Former de facto law minister Datuk Zaid Ibrahim said today that the Cabinet’s 2009 decision on child conversions was consistent with the country’s supreme law.

“The problem is people don't want to follow it. People decide which law they want to follow and the government is weak,” Zaid told The Malay Mail Online.

He said that back in 2009, Putrajaya had proposed amendments to the Law Reform (Marriage and Divorce) Act and the Islamic Family Law to ensure that issues like child support and custody would be determined by the court in which the marriage had been registered in, regardless if one spouse embraces another religion later on.

This worked for all religions, Zaid explained, and not just in cases of unilateral conversions to Islam.

“So theoretically, if one of the Muslim couple became a Hindu, you still have to go back to Shariah law,” said Zaid, who has served as de facto law minister in the Abdullah administration.

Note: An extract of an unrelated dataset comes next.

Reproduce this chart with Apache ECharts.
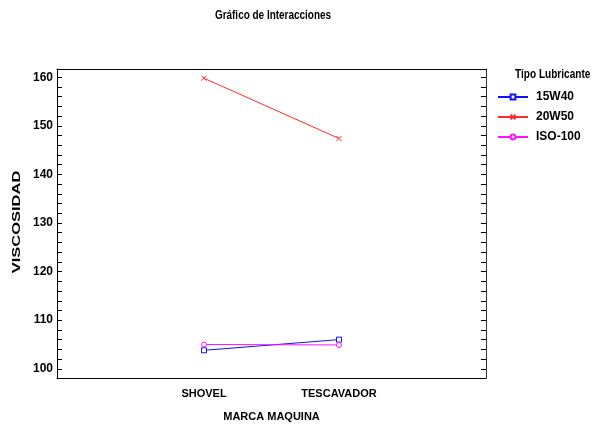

He added that another proposed amendment was to ensure that minors cannot be converted into another faith without the permission of both parents.

Last week, Hindu woman S. Deepa won full custody of her two children ― a nine-year-old daughter and a six-year-old son — at the Seremban High Court.

The estranged husband, a Muslim convert born N. Viran who now goes by Izwan Abdullah, had snatched the boy from the mother two days later, insisting he too had full custody as awarded by the Shariah Court, after he converted their children to Islam last year without his wife’s consent or knowledge.

In its April 7 ruling, the Seremban High Court said Deepa and Viran had married in a civil union, which put the dissolution of their marriage outside the jurisdiction of the Shariah courts.

The police have refused to act on Deepa’s abduction complaint against the child’s father, with Inspector-General of Police Tan Sri Khalid Abu Bakar citing the two conflicting court orders as the reason.

The case was another in a series of inter-religious tussles that have arisen from the blurred lines between the civil and Shariah court's jurisdictions that exists in the Malaysian legal system.